Tracy Steepy: I would completely agree, and we both feel strongly that because jewelry is often marginalized among the arts, we have to approach our discipline from a position of strength—emphasizing the things jewelry does best, and not trying to make it something it isn’t and doesn’t do particularly well, or going through the back door of another field to legitimize it. I would also add that there needs to be a space cultivated for students to participate in what I would call “field research.” We often speak about “what the work is doing” or “how it might be engaging with the wearer or an audience.” But rarely do we build space in our process to actually wear the work ourselves or have an established feedback loop for how the work is experienced. I consider this to be a strange blind spot in our field, considering the life of the work is where its agency lies. In our program we strive to bridge this disconnect. I want my students to test drive the assumptions they have about their work. If the work does something other than what they planned or anticipated, this might not be a failure in the work or a flaw in their intentions, but actually serves as insightful and meaningful information that assists them in a greater understanding of their subject.

What books/catalogs do you find inspirational, and what are you reading right now?

Lori Talcott: I have an ongoing research project focusing on theories of magic and ritual. Fortunately, there is a great deal of recent scholarship on these topics. I am also reading Bruno Latour’s On the Modern Cult of the Factish Gods; Catherine van Eck’s Art, Agency and Living Presence; and some essays by Ananda Coomaraswamy.
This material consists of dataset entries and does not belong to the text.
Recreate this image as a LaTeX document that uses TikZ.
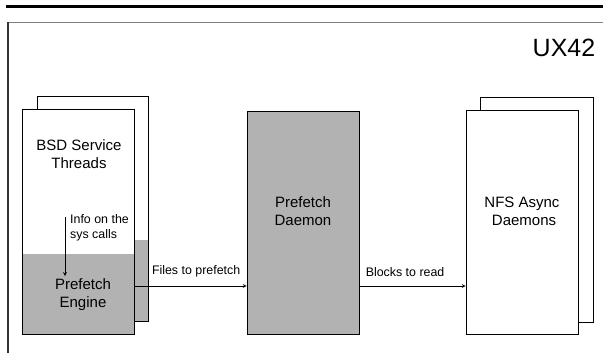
\documentclass[tikz,border=0pt]{standalone}
\usepackage{fontspec}
\setmainfont{Liberation Sans}
\usetikzlibrary{positioning}

\begin{document}
\begin{tikzpicture}[
    x=1pt, y=-1pt,
    box/.style={rectangle, draw=black, fill=white, line width=0.8pt,
                minimum width=112pt, minimum height=224pt, inner sep=0pt},
    lower/.style={path picture={\fill[black!30] (path picture bounding box.south west)
                  rectangle ([yshift=#1]path picture bounding box.east |- path picture bounding box.south);}},
    lbl/.style={align=center, font=\fontsize{15}{18}\selectfont},
    note/.style={align=left, inner sep=0pt, font=\fontsize{12.4}{15}\selectfont},
    arrow/.style={->, >=stealth, line width=0.7pt}
]
\useasboundingbox (0,0) rectangle (603,353);

% page frame
\fill[black] (6,4.7) rectangle (603,8.3);
\draw[gray, line width=1.5pt] (7,22.5) -- (603,22.5);
\draw[black!80, line width=1.5pt] (8,22.5) -- (8,353);
\node (title) at (564,48) {\fontsize{25}{30}\selectfont UX42};

% boxes
\node (bsdback) [box, lower=81pt, minimum width=111pt, minimum height=225pt] at (92.5,208.5) {};
\node (bsd) [box, lower=80pt, minimum height=225pt] at (78,221.5) {};
\node (daemon) [box, fill=black!30, minimum height=223pt] at (303,222.5) {};
\node (nfsback) [box, minimum width=113pt, minimum height=225pt] at (536.5,209.5) {};
\node (nfs) [box] at (522,222) {};

% labels
\node (threads) [lbl] at (79,154) {BSD Service\\Threads};
\node (engine) [lbl] at (83,295) {Prefetch\\Engine};
\node (daemontxt) [lbl] at (303,211) {Prefetch\\Daemon};
\node (nfstxt) [lbl] at (522,211) {NFS Async\\\ Daemons};
\node (info) [note, anchor=west] at (70,227.5) {Info on the\\sys calls};

% flows
\coordinate (flow) at ([yshift=-64.5pt]bsd.east);
\draw [arrow] ([xshift=-5pt,yshift=10.5pt]info.west) -- ([xshift=-5pt,yshift=-48.5pt]info.west);
\draw [arrow] (flow) -- (flow -| daemon.west)
    node [note, pos=0.55, above=9pt] {Files to prefetch};
\draw [arrow] (flow -| daemon.east) -- (flow -| nfs.west)
    node [note, pos=0.43, above=9pt] {Blocks to read};

\end{tikzpicture}
\end{document}
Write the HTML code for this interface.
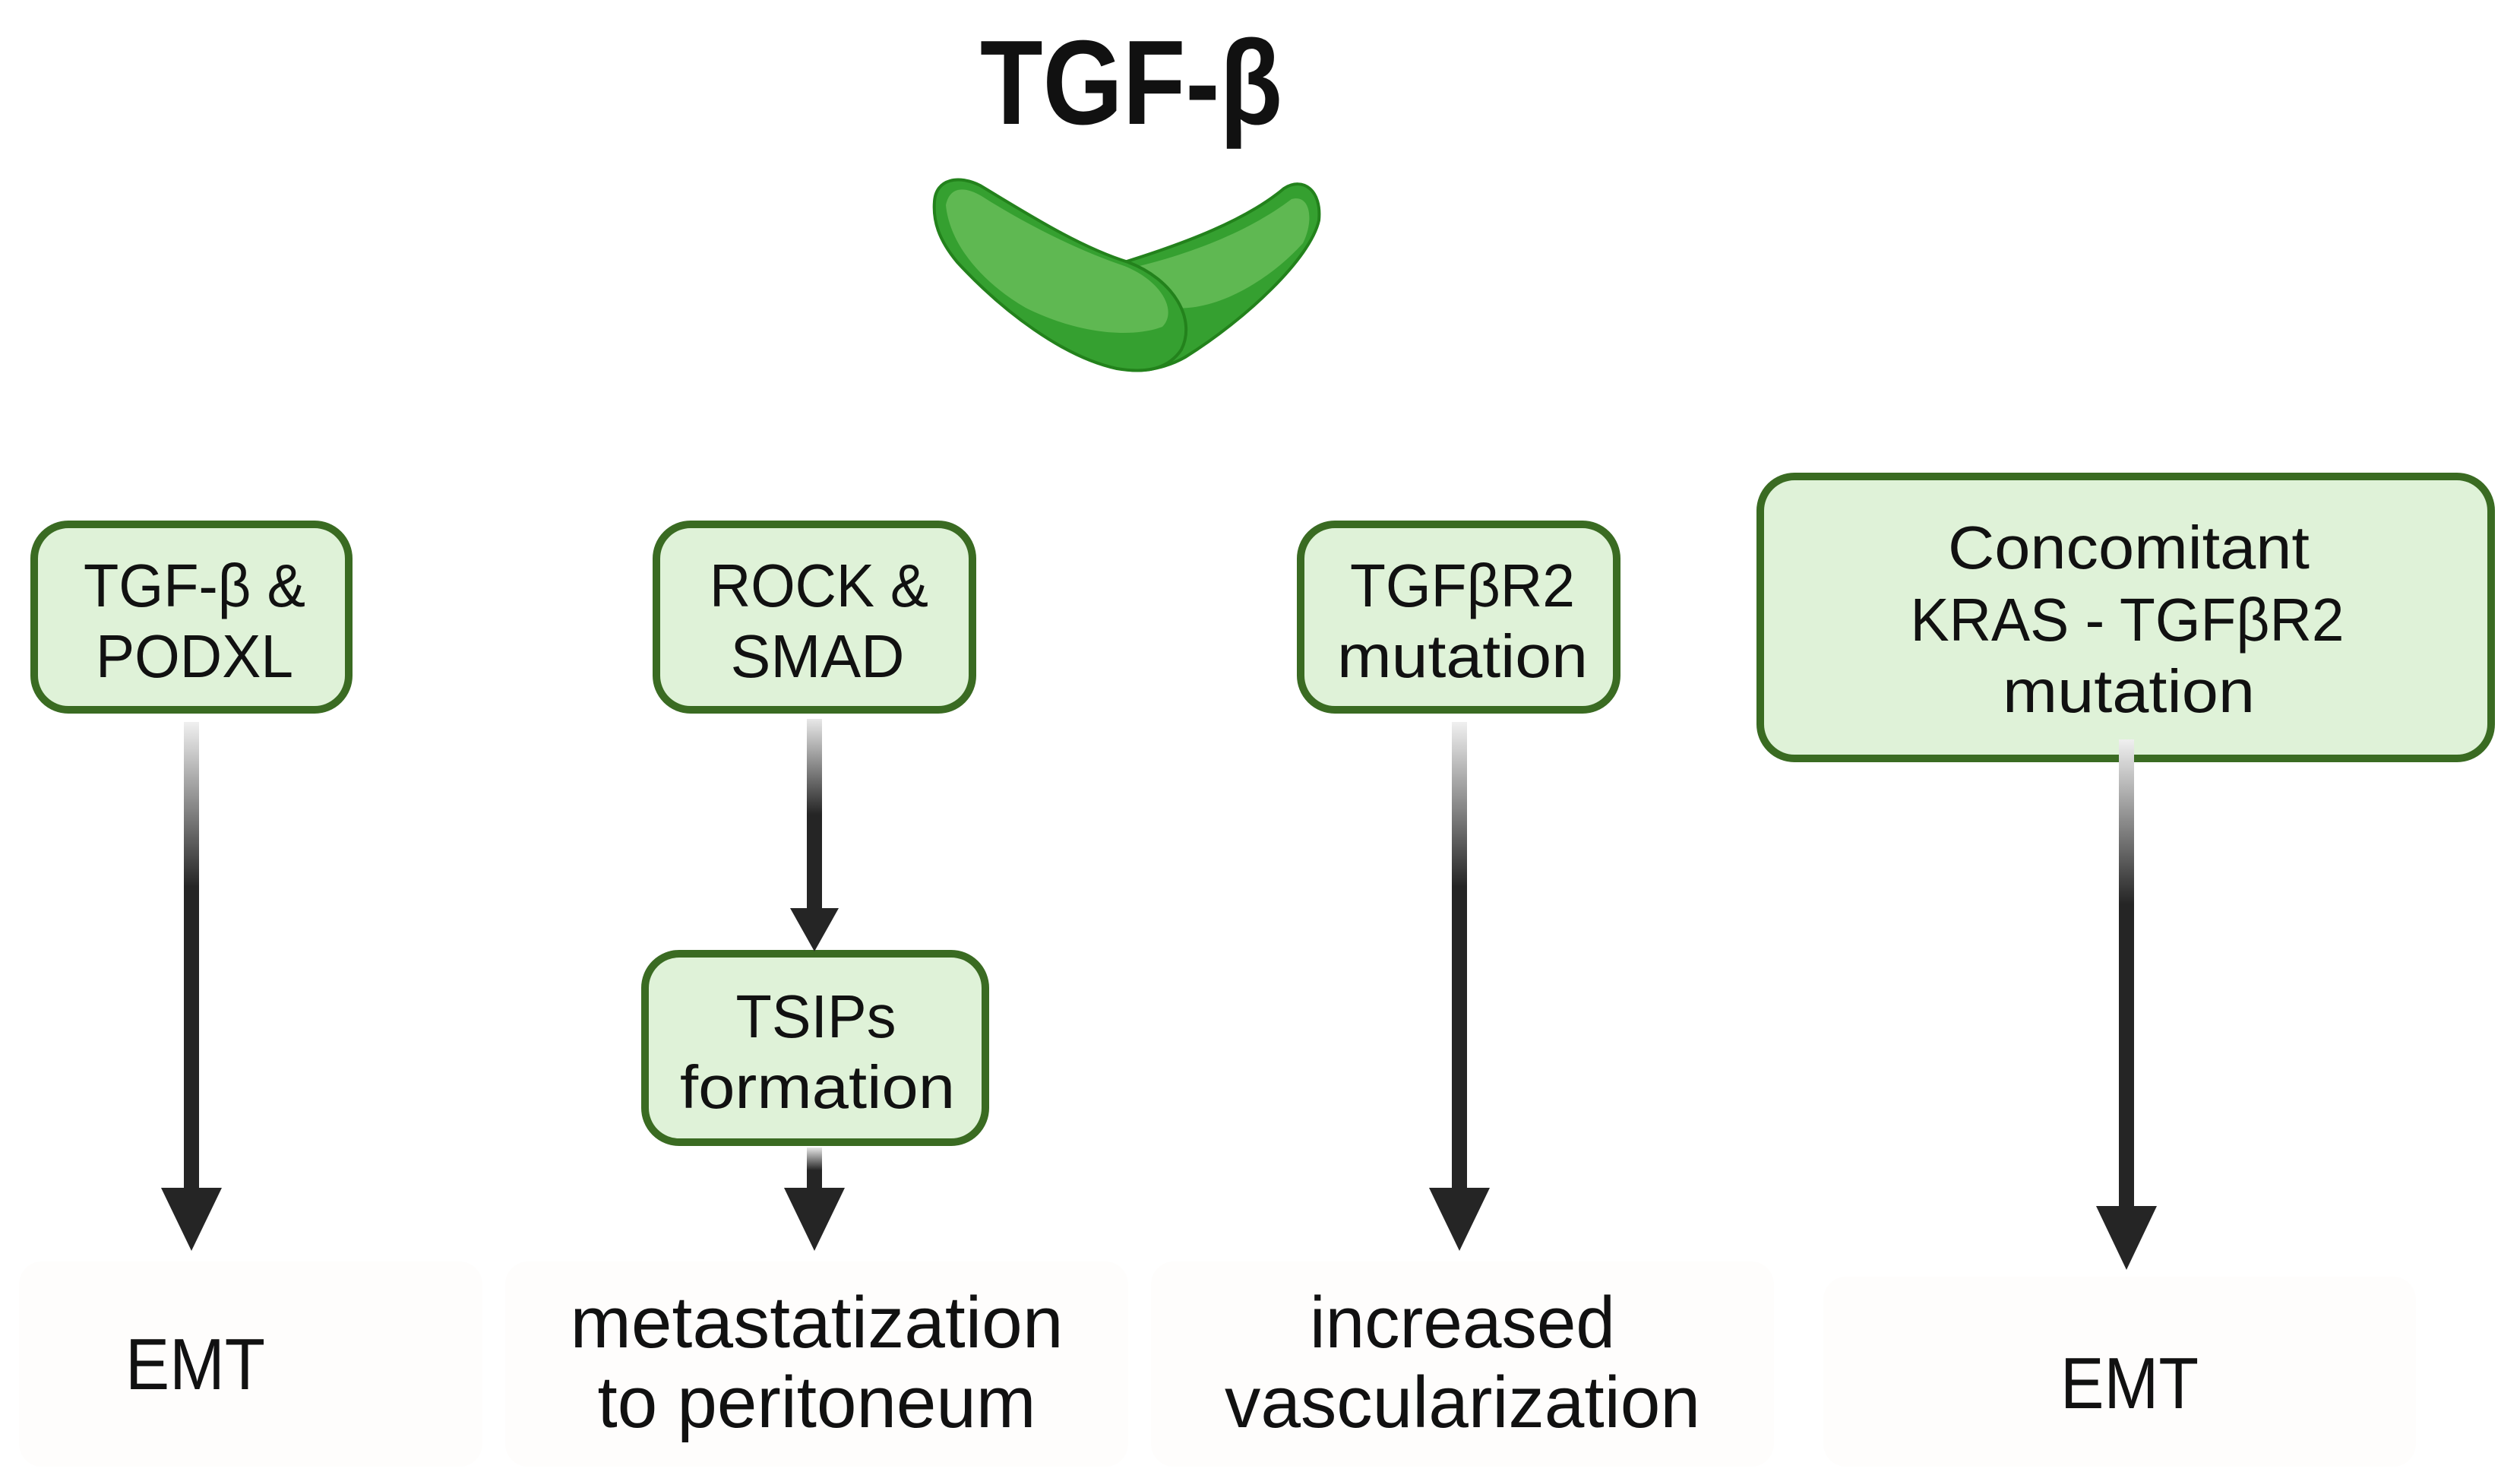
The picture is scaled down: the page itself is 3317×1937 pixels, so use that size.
<!DOCTYPE html>
<html><head><meta charset="utf-8"><style>
html,body{margin:0;padding:0;background:#fff;}
svg{display:block;}
text{font-family:"Liberation Sans",sans-serif;fill:#111;}
</style></head><body>
<svg width="3317" height="1937" viewBox="0 0 3317 1937" xmlns="http://www.w3.org/2000/svg">
<defs>
<linearGradient id="g1" x1="0" y1="0" x2="0" y2="1">
<stop offset="0" stop-color="#f0f0f0"/><stop offset="0.35" stop-color="#252525"/><stop offset="1" stop-color="#252525"/>
</linearGradient>
<linearGradient id="g2" x1="0" y1="0" x2="0" y2="1">
<stop offset="0" stop-color="#e8e8e8"/><stop offset="0.5" stop-color="#252525"/><stop offset="1" stop-color="#252525"/>
</linearGradient>
</defs>
<rect width="3317" height="1937" fill="#fff"/>

<g fill="#fefdfc">
<rect x="25" y="1660" width="610" height="270" rx="30"/>
<rect x="665" y="1660" width="820" height="270" rx="30"/>
<rect x="1515" y="1660" width="820" height="270" rx="30"/>
<rect x="2400" y="1680" width="780" height="250" rx="30"/>
</g>

<text x="1489" y="163" font-size="158" font-weight="bold" text-anchor="middle" textLength="398" lengthAdjust="spacingAndGlyphs">TGF-β</text>

<path d="M1480,345 C1560,320 1640,290 1690,248 C1715,232 1740,250 1736,290 C1725,340 1640,420 1560,470 C1525,490 1480,492 1470,480 Z" fill="#35a030" stroke="#23821c" stroke-width="4"/>
<path d="M1500,350 C1580,330 1650,300 1700,262 C1725,255 1730,290 1715,320 C1670,370 1600,410 1545,405 C1520,390 1510,370 1500,350 Z" fill="#5fb852"/>
<path d="M1230,265 C1232,235 1262,230 1290,244 C1350,280 1420,325 1485,345 C1545,368 1575,420 1555,460 C1535,490 1500,490 1470,485 C1400,470 1320,410 1260,345 C1235,315 1228,290 1230,265 Z" fill="#35a030" stroke="#23821c" stroke-width="4"/>
<path d="M1245,270 C1250,245 1270,245 1292,258 C1350,295 1420,330 1480,350 C1530,370 1550,410 1530,430 C1490,445 1420,440 1350,405 C1290,370 1250,320 1245,270 Z" fill="#5fb852"/>

<g fill="#dff2d8" stroke="#3a6b22" stroke-width="10">
<rect x="45" y="690" width="414" height="244" rx="45"/>
<rect x="864" y="690" width="416" height="244" rx="45"/>
<rect x="849" y="1255" width="448" height="248" rx="45"/>
<rect x="1712" y="690" width="416" height="244" rx="45"/>
<rect x="2317" y="627" width="962" height="371" rx="45"/>
</g>

<g font-size="80" text-anchor="middle">
<text x="256" y="798" textLength="292" lengthAdjust="spacingAndGlyphs">TGF-β &amp;</text>
<text x="256" y="891" textLength="260" lengthAdjust="spacingAndGlyphs">PODXL</text>
<text x="1078" y="798" textLength="288" lengthAdjust="spacingAndGlyphs">ROCK &amp;</text>
<text x="1076" y="891" textLength="229" lengthAdjust="spacingAndGlyphs">SMAD</text>
<text x="1074" y="1365" textLength="211" lengthAdjust="spacingAndGlyphs">TSIPs</text>
<text x="1076" y="1458" textLength="362" lengthAdjust="spacingAndGlyphs">formation</text>
<text x="1925" y="798" textLength="296" lengthAdjust="spacingAndGlyphs">TGFβR2</text>
<text x="1925" y="891" textLength="330" lengthAdjust="spacingAndGlyphs">mutation</text>
<text x="2802" y="748" textLength="476" lengthAdjust="spacingAndGlyphs">Concomitant</text>
<text x="2800" y="843" textLength="571" lengthAdjust="spacingAndGlyphs">KRAS - TGFβR2</text>
<text x="2802" y="937" textLength="332" lengthAdjust="spacingAndGlyphs">mutation</text>
</g>

<rect x="242" y="950" width="20" height="620" fill="url(#g1)"/>
<polygon points="212,1563 292,1563 252,1646" fill="#252525"/>
<rect x="1062" y="946" width="20" height="252" fill="url(#g2)"/>
<polygon points="1040,1195 1104,1195 1072,1252" fill="#252525"/>
<rect x="1062" y="1510" width="20" height="60" fill="url(#g2)"/>
<polygon points="1032,1563 1112,1563 1072,1646" fill="#252525"/>
<rect x="1911" y="950" width="20" height="620" fill="url(#g1)"/>
<polygon points="1881,1563 1961,1563 1921,1646" fill="#252525"/>
<rect x="2789" y="973" width="20" height="620" fill="url(#g1)"/>
<polygon points="2759,1587 2839,1587 2799,1671" fill="#252525"/>

<g font-size="96" text-anchor="middle">
<text x="257" y="1828" textLength="184" lengthAdjust="spacingAndGlyphs">EMT</text>
<text x="1075" y="1773" textLength="649" lengthAdjust="spacingAndGlyphs">metastatization</text>
<text x="1075" y="1878" textLength="577" lengthAdjust="spacingAndGlyphs">to peritoneum</text>
<text x="1925" y="1773" textLength="402" lengthAdjust="spacingAndGlyphs">increased</text>
<text x="1925" y="1878" textLength="626" lengthAdjust="spacingAndGlyphs">vascularization</text>
<text x="2803" y="1853" textLength="182" lengthAdjust="spacingAndGlyphs">EMT</text>
</g>
</svg>
</body></html>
Tracy Steepy: Always waiting and inspirational are anything by David Batchelor and Michael Taussig. Currrently, Taussig’s My Cocaine Museum.

Thank you.

Author

  • Dr Sandra Wilson is a contemporary jeweler and Reader at Duncan of Jordanstone College of Art & Design, part of the University of Dundee in Scotland. With diverse interests in human biology, technology, identity, and tools, her work has won awards from the British European Designers Group, the Audi Foundation, the Scottish Arts Council, and various UK Research Councils.